For another survivor, the 88-year-old David Wisnia, "It is a lifetime ago really" that brings back shocking memories.

"Last night sleeping ... I had a horrible dream and woke up and looked out the window and sort of thought that I was back in Birkenau in cell block 14 where I started in 1942," Wisnia said.

The 79-year-old Róża Krzywobłocka-Laurow from Poland was sent to Auschwitz in 1944 when she was only eight-years-old. "If I survived it was to warn against this ever happening again," she said at the bullet-riddled "Wall of Death", where the Nazis shot thousands.

As part of Adolf Hitler's genocide plan against European Jews, called the "Final Solution", more than 1.3 million people were sent to Auschwitz-Birkenau in the occupied southern Polish town of Oswiecim between June 1940 and January 1945.

About 1.1 million of them, mainly European Jews, perished in the gas chambers or from starvation and disease. The Nazis killed 6 million of pre-war Europe's 11 million Jews.

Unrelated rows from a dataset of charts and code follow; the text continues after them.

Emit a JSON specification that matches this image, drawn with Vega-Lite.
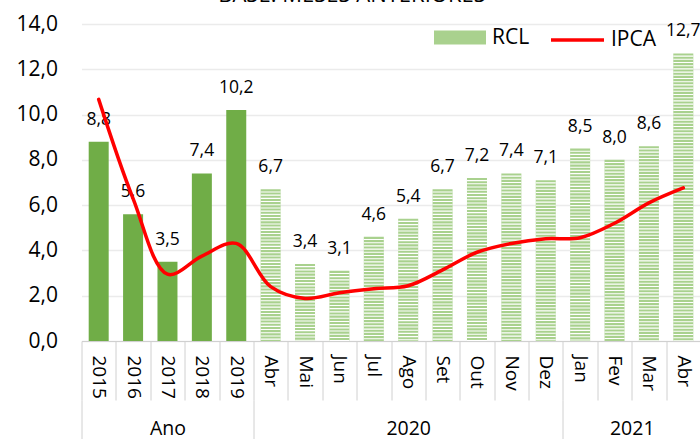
{
  "$schema": "https://vega.github.io/schema/vega-lite/v6.json",
  "autosize": "none",
  "padding": {"left": 81.5, "top": 24, "right": 0, "bottom": 98},
  "width": 619,
  "height": 317,
  "title": {"text": "BASE: MESES ANTERIORES", "font": "Open Sans", "fontSize": 22, "fontWeight": "normal", "color": "#000000", "anchor": "middle", "frame": "group", "baseline": "alphabetic", "offset": 2, "dx": -39, "dy": 14},
  "config": {
    "view": {"stroke": null},
    "locale": {"number": {"decimal": ",", "thousands": ".", "grouping": [3], "currency": ["R$", ""]}},
    "axisY": {"title": null, "values": [0, 2, 4, 6, 8, 10, 12, 14], "format": ".1f",
      "domain": false, "ticks": false, "grid": true, "gridColor": "#EBEBEB", "gridWidth": 1.3,
      "labelFont": "Open Sans", "labelFontSize": 21, "labelColor": "#000000", "labelPadding": 24}
  },
  "data": {"values": [
    {"cat": "2015", "rcl": 8.8, "ipca": 10.67, "tipo": "Ano"},
    {"cat": "2016", "rcl": 5.6, "ipca": 6.29, "tipo": "Ano"},
    {"cat": "2017", "rcl": 3.5, "ipca": 2.95, "tipo": "Ano"},
    {"cat": "2018", "rcl": 7.4, "ipca": 3.75, "tipo": "Ano"},
    {"cat": "2019", "rcl": 10.2, "ipca": 4.31, "tipo": "Ano"},
    {"cat": "Abr 2020", "rcl": 6.7, "ipca": 2.40, "tipo": "RCL"},
    {"cat": "Mai 2020", "rcl": 3.4, "ipca": 1.88, "tipo": "RCL"},
    {"cat": "Jun 2020", "rcl": 3.1, "ipca": 2.13, "tipo": "RCL"},
    {"cat": "Jul 2020", "rcl": 4.6, "ipca": 2.31, "tipo": "RCL"},
    {"cat": "Ago 2020", "rcl": 5.4, "ipca": 2.44, "tipo": "RCL"},
    {"cat": "Set 2020", "rcl": 6.7, "ipca": 3.14, "tipo": "RCL"},
    {"cat": "Out 2020", "rcl": 7.2, "ipca": 3.92, "tipo": "RCL"},
    {"cat": "Nov 2020", "rcl": 7.4, "ipca": 4.31, "tipo": "RCL"},
    {"cat": "Dez 2020", "rcl": 7.1, "ipca": 4.52, "tipo": "RCL"},
    {"cat": "Jan 2021", "rcl": 8.5, "ipca": 4.56, "tipo": "RCL"},
    {"cat": "Fev 2021", "rcl": 8.0, "ipca": 5.20, "tipo": "RCL"},
    {"cat": "Mar 2021", "rcl": 8.6, "ipca": 6.10, "tipo": "RCL"},
    {"cat": "Abr 2021", "rcl": 12.7, "ipca": 6.76, "tipo": "RCL"}
  ]},
  "resolve": {"axis": {"x": "independent"}},
  "layer": [
    {
      "mark": {"type": "bar", "width": 20},
      "encoding": {
        "x": {"field": "cat", "type": "nominal", "sort": null,
          "scale": {"paddingInner": 0, "paddingOuter": 0},
          "axis": {"title": null, "labelAngle": 90, "labelExpr": "datum.value ? split(datum.value, ' ')[0] : ''",
            "labelFont": "Open Sans", "labelFontSize": 19, "labelColor": "#000000",
            "labelAlign": "left", "labelBaseline": "middle", "labelPadding": -45,
            "tickBand": "extent", "tickSize": 59, "tickColor": "#D0D0D0", "tickWidth": 1,
            "domainColor": "#D0D0D0", "domainWidth": 1, "grid": false, "labelOverlap": false}},
        "y": {"field": "rcl", "type": "quantitative", "title": null,
          "scale": {"domain": [0, 14], "nice": false}},
        "fill": {"field": "tipo", "type": "nominal",
          "scale": {"domain": ["RCL", "Ano"], "range": ["#A9D18E", "#70AD47"]},
          "legend": {"values": ["RCL"], "title": null, "orient": "none", "legendX": 352.5, "legendY": -12.5,
            "padding": 0, "symbolType": "M-1,-0.27H1V0.27H-1Z", "symbolSize": 2704, "symbolStrokeWidth": 0,
            "labelFont": "Open Sans", "labelFontSize": 21, "labelColor": "#000000", "labelOffset": 6}}
      }
    },
    {
      "transform": [{"filter": "datum.tipo === 'RCL'"}],
      "mark": {"type": "rule", "color": "#FFFFFF", "strokeWidth": 20, "strokeDash": [1.1, 2.1], "strokeDashOffset": 1.1, "strokeCap": "butt"},
      "encoding": {
        "x": {"field": "cat", "type": "nominal", "sort": null, "axis": null},
        "y": {"field": "rcl", "type": "quantitative", "title": null},
        "y2": {"datum": 0}
      }
    },
    {
      "mark": {"type": "text", "dy": -22, "font": "Open Sans", "fontSize": 17.5, "color": "#000000", "baseline": "middle", "align": "center"},
      "encoding": {
        "x": {"field": "cat", "type": "nominal", "sort": null, "axis": null},
        "y": {"field": "rcl", "type": "quantitative", "title": null},
        "text": {"field": "rcl", "type": "quantitative", "format": ".1f"}
      }
    },
    {
      "mark": {"type": "line", "interpolate": "catmull-rom", "strokeWidth": 3.5, "strokeCap": "round"},
      "encoding": {
        "x": {"field": "cat", "type": "nominal", "sort": null,
          "axis": {"orient": "bottom", "offset": 59, "title": null, "domain": false, "labelAngle": 0,
            "labelExpr": "datum.value === '2017' ? 'Ano' : datum.value === 'Ago 2020' ? '2020' : datum.value === 'Fev 2021' ? '2021' : ''",
            "labelOffset": {"condition": {"test": "datum.value === 'Fev 2021'", "value": 17.2}, "value": 0},
            "labelFont": "Open Sans", "labelFontSize": 19.5, "labelColor": "#000000",
            "labelAlign": "center", "labelBaseline": "middle", "labelPadding": -12,
            "tickBand": "extent", "tickSize": 40, "tickColor": "#D0D0D0", "tickWidth": 1,
            "tickOpacity": {"condition": {"test": "datum.extra || datum.value === '2019' || datum.value === 'Dez 2020'", "value": 1}, "value": 0},
            "grid": false, "labelOverlap": false}},
        "y": {"field": "ipca", "type": "quantitative", "title": null},
        "stroke": {"datum": "IPCA", "type": "nominal",
          "scale": {"range": ["#FF0000"]},
          "legend": {"title": null, "orient": "none", "legendX": 467.5, "legendY": -12.5, "padding": 0,
            "symbolType": "stroke", "symbolSize": 2809, "symbolStrokeWidth": 3.5,
            "labelFont": "Open Sans", "labelFontSize": 21, "labelColor": "#000000", "labelOffset": 5}}
      }
    }
  ]
}
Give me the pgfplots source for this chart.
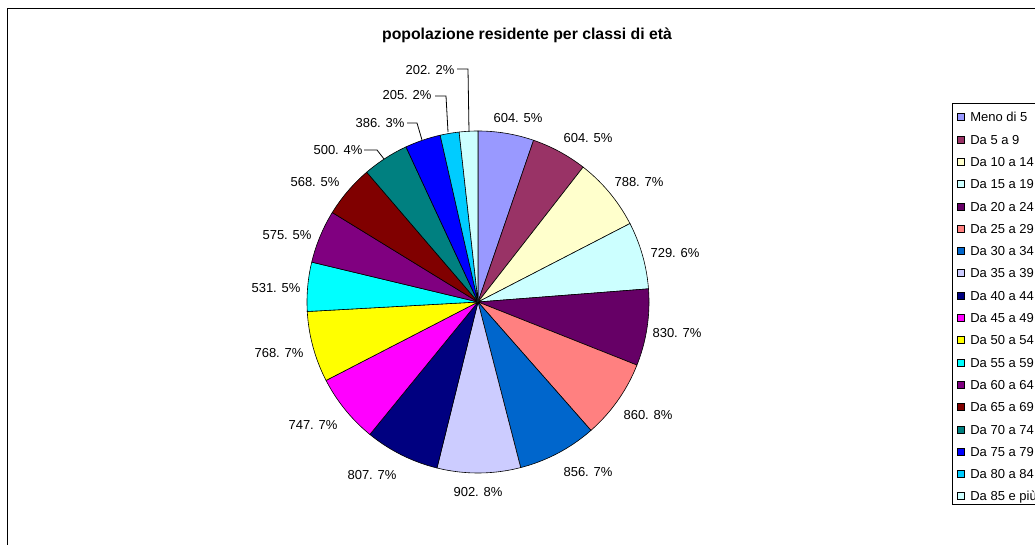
\documentclass[border=0pt]{standalone}
\usepackage{fontspec}
\setmainfont{Liberation Sans}
\usepackage{pgfplots}
\usepackage{pgfplotstable}
\pgfplotsset{compat=1.18}
\definecolor{c0}{HTML}{9999FF}
\definecolor{c1}{HTML}{993366}
\definecolor{c2}{HTML}{FFFFCC}
\definecolor{c3}{HTML}{CCFFFF}
\definecolor{c4}{HTML}{660066}
\definecolor{c5}{HTML}{FF8080}
\definecolor{c6}{HTML}{0066CC}
\definecolor{c7}{HTML}{CCCCFF}
\definecolor{c8}{HTML}{000080}
\definecolor{c9}{HTML}{FF00FF}
\definecolor{c10}{HTML}{FFFF00}
\definecolor{c11}{HTML}{00FFFF}
\definecolor{c12}{HTML}{800080}
\definecolor{c13}{HTML}{800000}
\definecolor{c14}{HTML}{008080}
\definecolor{c15}{HTML}{0000FF}
\definecolor{c16}{HTML}{00CCFF}
\definecolor{c17}{HTML}{CCFFFF}
\newcommand\labfont{\fontsize{13}{15}\selectfont}
\pgfplotstableread[col sep=comma]{
label,value,lx,ly
Meno di 5,604,518,427
Da 5 a 9,604,588,407
Da 10 a 14,788,639,363
Da 15 a 19,729,675,292
Da 20 a 24,830,677,212
Da 25 a 29,860,648,130
Da 30 a 34,856,588,73
Da 35 a 39,902,478,53
Da 40 a 44,807,372,70
Da 45 a 49,747,313,120
Da 50 a 54,768,279,192
Da 55 a 59,531,276,257
Da 60 a 64,575,287,310
Da 65 a 69,568,315,363
Da 70 a 74,500,338,395
Da 75 a 79,386,380,422
Da 80 a 84,205,407,450
Da 85 e più,202,430,475
}\agetable
\begin{document}
\begin{tikzpicture}[x=1pt,y=1pt]
\useasboundingbox (0,0) rectangle (1035,545);
\clip (0,0) rectangle (1035,545);
\pgfplotstablegetrowsof{\agetable}
\pgfmathtruncatemacro\lastrow{\pgfplotsretval-1}
\def\total{0}
\pgfplotsforeachungrouped \i in {0,...,\lastrow}{%
  \pgfplotstablegetelem{\i}{value}\of\agetable
  \pgfmathsetmacro\total{\total+\pgfplotsretval}}
\begin{axis}[at={(0,0)}, anchor=south west, width=1035pt, height=545pt,
  scale only axis, xmin=0, xmax=1035, ymin=0, ymax=545, hide axis, clip=false,
  legend style={at={(axis cs:952,434.75)}, anchor=north west, draw=none,
    fill=none, inner xsep=5pt, inner ysep=0pt,
    font=\labfont, row sep=8.8pt, column sep=5.5pt, legend cell align=left,
    nodes={inner sep=0pt, text height=11.4pt, text depth=2.1pt}},
  legend image code/.code={\draw[#1, line width=0.6pt] (0pt,-3.5pt) rectangle (7pt,3.5pt);}]
\fill[white] (axis cs:952,442) rectangle (axis cs:1045,41);
\def\cum{0}
\pgfplotsforeachungrouped \i in {0,...,\lastrow}{%
  \pgfplotstablegetelem{\i}{value}\of\agetable \let\val\pgfplotsretval
  \pgfplotstablegetelem{\i}{label}\of\agetable \let\lab\pgfplotsretval
  \pgfplotstablegetelem{\i}{lx}\of\agetable \let\lx\pgfplotsretval
  \pgfplotstablegetelem{\i}{ly}\of\agetable \let\ly\pgfplotsretval
  \pgfmathsetmacro\aone{90-360*(\cum/\total)}
  \pgfmathsetmacro\cum{\cum+\val}
  \pgfmathsetmacro\atwo{90-360*(\cum/\total)}
  \pgfmathtruncatemacro\pct{round(100*(\val/\total))}
  \edef\temp{\noexpand\addplot[fill=c\i, draw=black, line width=0.6pt,
      domain=\atwo:\aone, samples=40, variable=\noexpand\t]
      ({478+171*cos(\noexpand\t)},{243+171*sin(\noexpand\t)}) -- (axis cs:478,243) -- cycle;
    \noexpand\addlegendentry{\lab}
    \noexpand\node[font=\noexpand\labfont, inner sep=0pt] at (axis cs:\lx,\ly) {\val. \pct\noexpand\%};}
  \temp
}
% leader lines
\draw[line width=0.8pt] (axis cs:364,395) -- (axis cs:377,395) -- (axis cs:384,386);
\draw[line width=0.8pt] (axis cs:407,422) -- (axis cs:417,422) -- (axis cs:422,405);
\draw[line width=0.8pt] (axis cs:435,449) -- (axis cs:446,449) -- (axis cs:448,413);
\draw[line width=0.8pt] (axis cs:457,476) -- (axis cs:468,476) -- (axis cs:469,413);
\node[font=\bfseries\fontsize{15.8}{18}\selectfont] at (axis cs:527,510) {popolazione residente per classi di età};
\draw[line width=0.8pt] (axis cs:952,442) rectangle (axis cs:1045,41);
\draw[line width=1.5pt] (axis cs:7.5,536.5) rectangle (axis cs:1045,-10);
\end{axis}
\end{tikzpicture}
\end{document}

Vice President Joe Biden said, "We mark this milestone at a moment when too many hearts in too many places are still full of the hatred that seeks to eliminate innocent life on the basis of religion, ethnicity, or identity. Recent violent attacks against Jews in France and elsewhere in Europe make unmistakably clear that the scourge of anti-Semitism persists and must be confronted.

"Tom Lantos, a Holocaust survivor who served with honor in the United States Congress, used to say, 'The veneer of civilization is paper thin. We are its guardians. We can never rest.' We have to reclaim the words 'never again.' It must be more than a lament. It must remain our commitment," said Biden.

Steven Spielberg, the Oscar-winning director for the Holocaust drama "Schindler's List", condemned "the growing effort to banish Jews from Europe," in a statement before departing for Poland. He has videotaped and has taken testimonies of 58,000 survivors.

With their compelling stories of nightmares and flashbacks from perhaps the most horrendous life experience in the history of mankind, the survivors of the Holocaust convey above all a very strong and powerful message, "let us not forget, for that not to be ever repeated."